Last week, an article* in the New England Journal of Medicine caused quite the hubbub in nutrition circles. The article, “Changes in Diet and Lifestyle and Long-Term Weight Gain in Women and Men” used data on 120,877 people from several longitudinal studies, all of whom were non-obese and free of chronic disease at baseline. The study examined the effects of diet (including specific foods), physical activity, television watching, alcohol use, sleep duration, and smoking on weight gain over a period of 20 years.
The average weight gain during each 4-year period was 3.35 lb., or an average of 16.8 lbs over 20 years. Not surprisingly, increases in alcohol use and time spent watching television were associated with weight gain, as was sleeping less than 6 hours or more than 8 hours per night. Increases in physical activity were associated with less weight gain.

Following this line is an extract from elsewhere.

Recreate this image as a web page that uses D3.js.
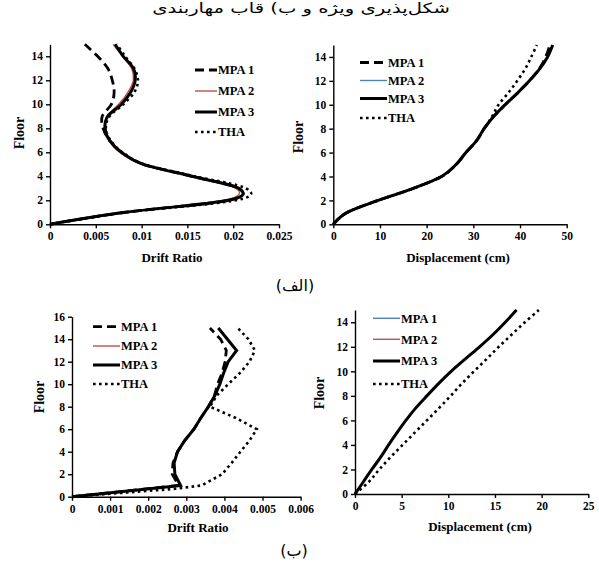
<!DOCTYPE html>
<meta charset="utf-8">
<head>
  <script src="https://d3js.org/d3.v7.min.js"></script>
  <style>
    body { margin: 0; background: #fff; }
    svg { display: block; }
    .tick text { font: bold 11.5px "Liberation Serif", "Times New Roman", serif; fill: #000; }
    .domain, .tick line { stroke: #000; stroke-width: 1.4px; }
    .leg text { font: bold 12.5px "Liberation Serif", "Times New Roman", serif; fill: #000; }
    .ttl { font: bold 13px "Liberation Serif", "Times New Roman", serif; fill: #000; }
    .ttl.fl { font-size: 14px; }
    .fa { font-family: "DejaVu Sans", sans-serif; fill: #000; }
  </style>
</head>
<body>
<script>

// floors (storey levels)
var floors = [0, 1, 2, 3, 4, 5, 6, 7, 8, 9, 10, 11, 12, 13, 14, 15];
var floorsThaB = [0, 0.7, 1, 2, 3, 4, 5, 6, 7, 8, 9, 10, 11, 12, 13, 14, 15];

// (الف) drift ratio
var driftA_MPA1 = [0, 0.0082, 0.0195, 0.0206, 0.0155, 0.0102, 0.0078, 0.0065, 0.0058, 0.0057, 0.0067, 0.0070, 0.0068, 0.0063, 0.0052, 0.0038];
var driftA_MPA2 = [0, 0.0081, 0.0190, 0.0203, 0.0153, 0.0100, 0.0076, 0.0065, 0.0061, 0.0062, 0.0075, 0.0085, 0.0091, 0.0089, 0.0079, 0.0069];
var driftA_MPA3 = [0, 0.0082, 0.0195, 0.0206, 0.0155, 0.0102, 0.0078, 0.0065, 0.0060, 0.0063, 0.0078, 0.0088, 0.0093, 0.0091, 0.0080, 0.0071];
var driftA_THA  = [0, 0.0083, 0.0203, 0.0214, 0.0158, 0.0103, 0.0079, 0.0066, 0.0061, 0.0065, 0.0080, 0.0092, 0.0096, 0.0092, 0.0082, 0.0073];

// (الف) displacement, cm
var dispA_MPA1 = [0, 3.0, 9.6, 17.1, 23.2, 26.3, 28.4, 30.7, 32.3, 34.3, 36.8, 39.5, 42.0, 44.1, 45.5, 46.4];
var dispA_MPA2 = [0, 3.0, 9.6, 17.1, 23.2, 26.3, 28.4, 30.7, 32.3, 34.3, 36.8, 39.5, 42.0, 44.2, 45.9, 47.0];
var dispA_MPA3 = [0, 3.0, 9.6, 17.1, 23.2, 26.3, 28.4, 30.7, 32.3, 34.3, 36.8, 39.5, 42.0, 44.2, 45.9, 47.0];
var dispA_THA  = [0, 3.0, 9.6, 17.1, 23.2, 26.3, 28.4, 30.7, 32.3, 34.0, 35.4, 37.5, 39.4, 41.1, 42.4, 43.6];

// (ب) drift ratio
var driftB_MPA1 = [0, 0.00280, 0.00263, 0.00265, 0.00277, 0.00296, 0.00320, 0.00338, 0.00358, 0.00374, 0.00382, 0.00394, 0.00402, 0.00405, 0.00390, 0.00362];
var driftB_MPA2 = [0, 0.00285, 0.00270, 0.00268, 0.00277, 0.00296, 0.00320, 0.00338, 0.00358, 0.00375, 0.00388, 0.00398, 0.00410, 0.00432, 0.00408, 0.00384];
var driftB_MPA3 = [0, 0.00285, 0.00270, 0.00268, 0.00277, 0.00296, 0.00320, 0.00338, 0.00358, 0.00375, 0.00388, 0.00398, 0.00410, 0.00432, 0.00408, 0.00384];
var driftB_THA  = [0, 0.0027, 0.0034, 0.00394, 0.00419, 0.00442, 0.00466, 0.00485, 0.00430, 0.00362, 0.00380, 0.00410, 0.00441, 0.00466, 0.00480, 0.00463, 0.00435];

// (ب) displacement, cm
var dispB_MPA1 = [0, 0.9, 1.8, 2.75, 3.6, 4.5, 5.45, 6.5, 7.7, 8.95, 10.3, 11.8, 13.35, 14.8, 16.1, 17.3];
var dispB_MPA2 = [0, 0.9, 1.8, 2.75, 3.6, 4.5, 5.45, 6.5, 7.7, 8.95, 10.3, 11.8, 13.35, 14.8, 16.1, 17.3];
var dispB_MPA3 = [0, 0.9, 1.8, 2.75, 3.6, 4.5, 5.45, 6.5, 7.7, 8.95, 10.3, 11.8, 13.35, 14.8, 16.1, 17.3];
var dispB_THA  = [0, 1.5, 2.6, 3.8, 5.1, 6.4, 7.7, 9.0, 10.25, 11.45, 12.75, 14.1, 15.4, 16.8, 18.2, 19.7];

var seriesNames = ["MPA 1", "MPA 2", "MPA 3", "THA"];
var driftTicks = [0, 0.005, 0.01, 0.015, 0.02, 0.025];
var driftTicksB = [0, 0.001, 0.002, 0.003, 0.004, 0.005, 0.006];

var titleText = "شکل\u200Cپذیری ویژه و ب) قاب مهاربندی";

// line looks
var dashed = {stroke: "#000", width: 2.8, dash: "9,5"},
    red    = {stroke: "#c0504d", width: 1.4, dash: null},
    blue   = {stroke: "#4f81bd", width: 1.4, dash: null},
    solid  = {stroke: "#000", width: 3, dash: null},
    dotted = {stroke: "#000", width: 2.6, dash: "2.6,3.4"};

var svg = d3.select("body").append("svg")
    .attr("width", 599)
    .attr("height", 565);

function fmt(d) { return d === 0 ? "0" : String(+d.toFixed(4)); }

function panel(c) {
  var x = d3.scaleLinear().domain(c.xDomain).range([c.left, c.right]);
  var y = d3.scaleLinear().domain(c.yDomain).range([c.bottom, c.top]);
  var g = svg.append("g");

  g.append("g")
      .attr("transform", "translate(0," + c.bottom + ")")
      .call(d3.axisBottom(x).tickValues(c.xTicks).tickFormat(fmt).tickSize(4).tickSizeOuter(0).tickPadding(4));
  g.append("g")
      .attr("transform", "translate(" + c.left + ",0)")
      .call(d3.axisLeft(y).tickValues(c.yTicks).tickSize(4).tickSizeOuter(0).tickPadding(3));

  var line = d3.line()
      .x(function(d) { return x(d[1]); })
      .y(function(d) { return y(d[0]); })
      .curve(c.curve);

  c.series.forEach(function(s) {
    var fl = s.floors || floors;
    g.append("path")
        .datum(fl.map(function(f, i) { return [f, s.values[i]]; }))
        .attr("fill", "none")
        .attr("stroke", s.look.stroke)
        .attr("stroke-width", s.look.width)
        .attr("stroke-dasharray", s.look.dash)
        .attr("d", line);
  });

  // legend
  var leg = g.append("g").attr("class", "leg");
  c.series.forEach(function(s, i) {
    var yy = c.leg.y[i];
    leg.append("line")
        .attr("x1", c.leg.x0).attr("x2", c.leg.x1)
        .attr("y1", yy).attr("y2", yy)
        .attr("stroke", s.look.stroke)
        .attr("stroke-width", s.look.width)
        .attr("stroke-dasharray", s.look.dash);
    leg.append("text")
        .attr("x", c.leg.x1 + 1).attr("y", yy).attr("dy", "0.35em")
        .text(seriesNames[i]);
  });

  g.append("text").attr("class", "ttl")
      .attr("x", c.xt[0]).attr("y", c.xt[1])
      .attr("text-anchor", "middle")
      .text(c.xTitle);
  g.append("text").attr("class", "ttl fl")
      .attr("transform", "translate(" + c.yt[0] + "," + c.yt[1] + ") rotate(-90)")
      .attr("text-anchor", "middle")
      .text("Floor");
}

panel({
  left: 50, right: 279, top: 44.3, bottom: 224.3,
  xDomain: [0, 0.025], yDomain: [0, 15],
  xTicks: driftTicks, yTicks: [0, 2, 4, 6, 8, 10, 12, 14],
  curve: d3.curveCardinal.tension(0),
  series: [
    {values: driftA_MPA1, look: dashed},
    {values: driftA_MPA2, look: red},
    {values: driftA_MPA3, look: solid},
    {values: driftA_THA, look: dotted}
  ],
  leg: {x0: 195, x1: 217, y: [70, 91, 112, 132]},
  xTitle: "Drift Ratio", xt: [172, 262], yt: [24, 133]
});

panel({
  left: 333.3, right: 566.7, top: 45, bottom: 224.3,
  xDomain: [0, 50], yDomain: [0, 15],
  xTicks: [0, 10, 20, 30, 40, 50], yTicks: [0, 2, 4, 6, 8, 10, 12, 14],
  curve: d3.curveCardinal.tension(0),
  series: [
    {values: dispA_MPA1, look: dashed},
    {values: dispA_MPA2, look: blue},
    {values: dispA_MPA3, look: solid},
    {values: dispA_THA, look: dotted}
  ],
  leg: {x0: 360, x1: 387, y: [62.5, 80.5, 98.5, 118]},
  xTitle: "Displacement (cm)", xt: [458, 262], yt: [303, 137]
});

panel({
  left: 72, right: 300.6, top: 316.7, bottom: 496.7,
  xDomain: [0, 0.006], yDomain: [0, 16],
  xTicks: driftTicksB, yTicks: [0, 2, 4, 6, 8, 10, 12, 14, 16],
  curve: d3.curveLinear,
  series: [
    {values: driftB_MPA1, look: dashed},
    {values: driftB_MPA2, look: red},
    {values: driftB_MPA3, look: solid},
    {values: driftB_THA, look: dotted, floors: floorsThaB}
  ],
  leg: {x0: 93, x1: 120, y: [326.7, 346, 365, 384]},
  xTitle: "Drift Ratio", xt: [198, 532], yt: [44, 397]
});

panel({
  left: 355, right: 588.3, top: 310, bottom: 494,
  xDomain: [0, 25], yDomain: [0, 15],
  xTicks: [0, 5, 10, 15, 20, 25], yTicks: [0, 2, 4, 6, 8, 10, 12, 14],
  curve: d3.curveCardinal.tension(0),
  series: [
    {values: dispB_MPA1, look: blue},
    {values: dispB_MPA2, look: red},
    {values: dispB_MPA3, look: solid},
    {values: dispB_THA, look: dotted}
  ],
  leg: {x0: 373, x1: 400, y: [318.3, 339.3, 361, 384]},
  xTitle: "Displacement (cm)", xt: [480, 531], yt: [324, 393]
});

// Persian captions
svg.append("g")
    .attr("transform", "translate(301,12.5) scale(1.4,1)")
  .append("text")
    .attr("class", "fa")
    .attr("direction", "rtl")
    .attr("text-anchor", "middle")
    .style("font-size", "14px")
    .text(titleText);
svg.append("text").attr("class", "fa")
    .attr("x", 295).attr("y", 291)
    .attr("text-anchor", "middle")
    .style("font-size", "16px")
    .text("(الف)");
svg.append("text").attr("class", "fa")
    .attr("x", 294).attr("y", 556)
    .attr("text-anchor", "middle")
    .style("font-size", "16px")
    .text("(ب)");

</script>
</body>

Several news outlets jumped on the findings that several specific foods were linked with more weight gain over the study period, including: potatoes, processed meats, unprocessed red meats, refined grains, whole fat dairy, and sugar-sweetened beverages. Foods associated with lower weight gain included fruits, vegetables, whole grains, and low-fat dairy. This finding shouldn’t come as a shock to anyone – people who are eating more servings of fruits, vegetables, and whole grains are likely to have an overall healthier diet (and lifestyle) than those consuming french fries and soda.
The take-home point is this:
Overall, our analysis showed divergent relationships between specific foods or beverages and long-term weight gain, suggesting that dietary quality (the types of foods and beverages consumed) influences dietary quantity (total calories).
While the results of this study aren’t surprising, it is important because it breaks down long-term weight gain in non-obese people, which effects most people as they age, even if they don’t realize it. An average increase in caloric intake of as little as 50-100 extra calories per day can lead to weight gain of 1lb per year (an extra 3,500 calories corresponds to a weight gain of 1 pound). That’s just 1 extra average-sized cookie or 12-ounce soda every day! Gaining 1-2 pounds each year may not seem like a big deal now, but it increases one’s risk for chronic disease and cancer over time. This study provides data to back up what nutritionists have been saying for years – the overall quality of your diet, not just counting calories, is what really matters.